The rising costs impacted Conagra Brands’ bottom line. Net income for fiscal 2022, ended May 29, fell 32% to $888.2 million, equal to $1.85 per share on the common stock, down from $1.3 billion, or $2.67 per share, the year prior.
Annual sales rose 3% to $11.5 billion.
Management expects input inflation to continue into fiscal 2023. The company is guiding organic net sales growth of 4% to 5% compared with fiscal 2022 and adjusted earnings per share growth of 1% to 5% compared with fiscal 2022.
“We expect our strong brands, on-trend innovation, effective pricing and strengthen supply chain to drive top line growth and margin improvement,” Connolly said. “Continued inflationary pressure in fiscal '23 is expected to result in incremental increases in elasticity, which, overall, we anticipate will continue to remain below historical levels.”
Innovation on tap from the company includes Marie Callender’s Duos, single-serve meals that pair a combination of foods; Frontera bowls; and Bertolli pasta sides.
“When you look at inflation, given our exit rate of 17%, we’re expecting low teens inflation for all of fiscal ‘23, but we expect that inflation rate to be higher in Q1 given the exit rate,” Marberger said. “So, as we go forward, we expect the percentage inflation will come down versus Q1.”
During a conference call to discuss third-quarter results in April, Connolly said the top risks facing the company were “waves of inflation,” because with each wave comes pricing actions and each action carries a certain amount of risk that consumers will buy a less expensive comparable product or leave the category entirely.
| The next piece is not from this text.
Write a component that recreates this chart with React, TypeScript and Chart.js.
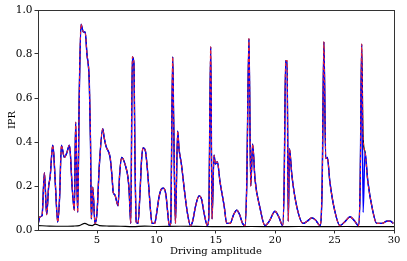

While Connolly said several times during the July call that elasticities are occurring below historical norms, he added that it’s not zero. Conagra Brands’ organic volume fell 3.8% during the year, with Refrigerated and Frozen business unit volume falling 5.3%, International falling 5.2% and Grocery and Snacks falling 4.4% Buoying overall volumes was a 10.7% rise in Foodservice.